For years, the Rohingya have been managed primarily through a lens of control: Biometric surveillance, internet blackouts in the camps, restrictions on movement, and militarization. These measures have not solved the crisis -- they have hardened it. Refugees remain trapped in limbo, denied rights, and increasingly desperate. In effect, the Rohingya have been treated as what scholars call a “surplus population” -- a group seen as no longer politically or economically useful to the nation-state, except as a problem to be managed.
They are excluded from formal protections, yet at times absorbed into informal labour markets or used as leverage in aid and diplomacy. This contradiction lies at the heart of Bangladesh’s current strategy. The concern now is that, by merging national security and Rohingya affairs, this logic of surplus management will only deepen rather than shift.
But there is another, more troubling dimension to this shift. Over the past year, Bangladesh has allowed certain Rohingya armed groups to operate openly in the camps, holding mass meetings and engaging in recruitment with little interference. Individuals with links to the Myanmar military -- including informants -- have been allowed to position themselves as community leaders commanding armed actors.
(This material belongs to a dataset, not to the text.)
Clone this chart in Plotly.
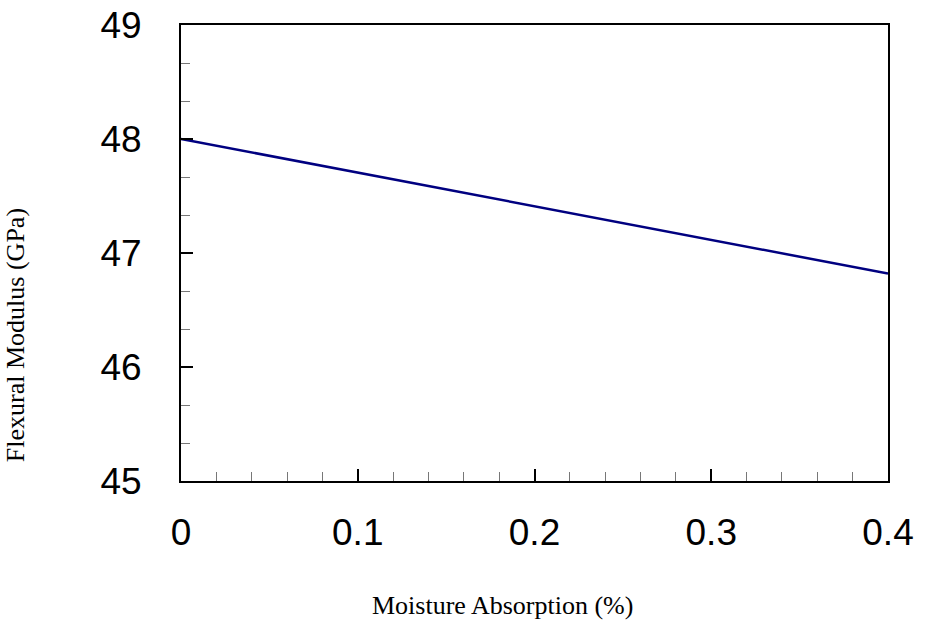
import plotly.graph_objects as go

moisture = [0.0, 0.4]
modulus = [48.0, 46.82]

x_ticks = [0, 0.1, 0.2, 0.3, 0.4]
x_ticklabels = ["0", "0.1", "0.2", "0.3", "0.4"]
y_ticks = [45, 46, 47, 48, 49]
y_ticklabels = ["45", "46", "47", "48", "49"]

W, H = 934, 623
PL, PR, PT, PB = 181, 888, 24.5, 481
PW, PH = PR - PL, PB - PT

fig = go.Figure()
fig.add_trace(go.Scatter(x=moisture, y=modulus, mode="lines",
                         line=dict(color="#000080", width=2.5),
                         showlegend=False))

tickfont = dict(family="Liberation Sans, Arial", size=37, color="black")
fig.update_xaxes(range=[0, 0.4], tickvals=x_ticks, ticktext=x_ticklabels,
                 ticks="inside", ticklen=12, tickwidth=1.5, tickcolor="black",
                 showline=True, linecolor="black", linewidth=2, mirror=True,
                 showgrid=False, zeroline=False, tickfont=tickfont,
                 ticklabelstandoff=18, automargin=False,
                 minor=dict(dtick=0.02, ticks="inside", ticklen=9, tickwidth=1,
                            tickcolor="#777777", showgrid=False))
fig.update_yaxes(range=[45, 49], tickvals=y_ticks, ticktext=y_ticklabels,
                 ticks="inside", ticklen=12, tickwidth=1.5, tickcolor="black",
                 showline=True, linecolor="black", linewidth=2, mirror=True,
                 showgrid=False, zeroline=False, tickfont=tickfont,
                 ticklabelstandoff=30, automargin=False,
                 minor=dict(tick0=45, dtick=1/3, ticks="inside", ticklen=9, tickwidth=1,
                            tickcolor="#777777", showgrid=False))

titlefont = dict(family="Liberation Serif, Times New Roman", size=26, color="black")
fig.add_annotation(text="Moisture Absorption (%)", xref="paper", yref="paper",
                   x=(502 - PL) / PW, y=-(606 - PB) / PH, showarrow=False,
                   xanchor="center", yanchor="middle", font=titlefont)
fig.add_annotation(text="Flexural Modulus (GPa)", xref="paper", yref="paper",
                   x=-(PL - 15) / PW, y=(PB - 335) / PH, showarrow=False,
                   xanchor="center", yanchor="middle", textangle=-90, font=titlefont)

fig.update_layout(width=W, height=H,
                  margin=dict(l=PL, r=W - PR, t=PT, b=H - PB, pad=0),
                  plot_bgcolor="white", paper_bgcolor="white")
fig.write_html("out.html", config={"displayModeBar": False},
               post_script="document.body.style.margin='0';document.body.style.overflow='hidden';")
Groups like the Rohingya Solidarity Organization (RSO) - part of the “Four Brothers Alliance” tied to Dil Mohammed, a known Myanmar army collaborator -- have been given space to rattle their sabres under the watch of Bangladeshi authorities. This proxy strategy -- using armed groups to pressure or counter the Arakan Army -- may serve short-term geopolitical goals, but it deepens insecurity in the camps, and undermines the state’s claim to neutrality or humanitarian concern.
In this context, the appointment of a security advisor to oversee the Rohingya issue may not be about diplomacy at all -- it may signal deeper entrenchment of militarized containment and covert confrontation. If the new national security appointment is meant to consolidate this militarized approach, then it signals not de-escalation, but entrenchment. It risks transforming the Rohingya crisis into a tool of regional competition rather than a question of justice.
A role with real possibility or real risk
Khalilur Rahman’s dual appointment may reflect a growing recognition that the current approach has failed. Regional players are already moving around the edges of formal diplomacy. If Bangladesh wants to regain strategic footing, it must adopt a multi-track policy that includes both state and non-state actors and re-centres the Rohingya as political subjects, not just humanitarian recipients.
But even that won’t be enough. The Rohingya crisis is not just a diplomatic problem - it is a human catastrophe unfolding inside Bangladesh. Lives are being wasted in the camps. An entire generation is growing up without education, employment, or hope. Whether or not diplomatic channels are opened, the system of containment and marginalization must be dismantled.
This is also not an opening to send the Rohingya home tomorrow. But it is a chance to reshape the conversation -- to move away from managing a “refugee problem” and toward a political vision that challenges the logic of exclusion and begins building the conditions for a rights-based return.
Whether this moment leads to meaningful change, or hardens the current system of securitised governance, depends on the choices made now.